Author response image 1.

Recommendations for the authors:

Reviewer #1 (Recommendations for the authors):

Overall, The authors did a good job in addressing the points I raised. Two new sections were added to the manuscript, one to address how the mechanisms of foveal predictions would play out in natural viewing conditions, and another one examining more in depth the potential neural mechanisms implicated in foveal predictions. I found these two sections to be quite speculative, and at points, a bit convoluted but could help the reader get the bigger picture. I still do not have a clear sense of why the pre-saccadic enhancement would oscillate for targets with higher opacity levels, and what would be the benefit of this oscillatory pattern. The authors do not speculate too much on this and loosely relate it to feedback processes, which are characterized by neural oscillations in a similar range.
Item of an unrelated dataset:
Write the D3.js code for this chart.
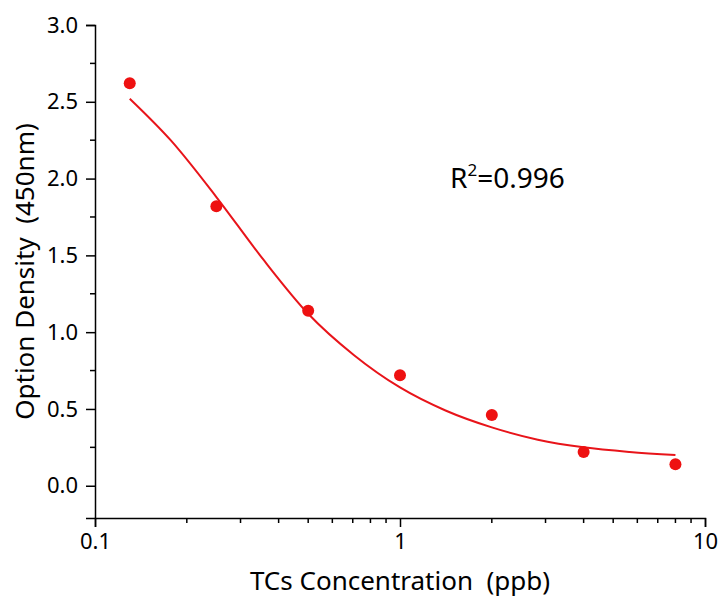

Please see our response to ‘Weaknesses’.

I still find this a loose connection and would suggest removing the following phrase from the abstract "Interestingly, the temporal frequency of these oscillations corresponded to the frequency range typically associated with neural feedback signaling".

We have removed this phrase.

Finally, the authors should specify how much of this oscillation is due to oscillations in HR of cong vs. oscillations in HR of incongruent trials or both.

We fitted separate polynomials to congruent and incongruent Hit Rates instead of their difference. Peaks in enhancement relied on both, oscillatory increases in congruent Hit Rates and simultaneous decreases in incongruent Hit Rates. In other words, enhancement peaks appear to reflect a foveal enhancement of target-congruent feature information along with a concurrent suppression of target-incongruent features. We added this paragraph and Figure 4 to the Results section.

Additional changes:

Two figures had accidentally been labeled as Figure 5 in our first revision. We corrected the figure legends and all corresponding figure references in the text.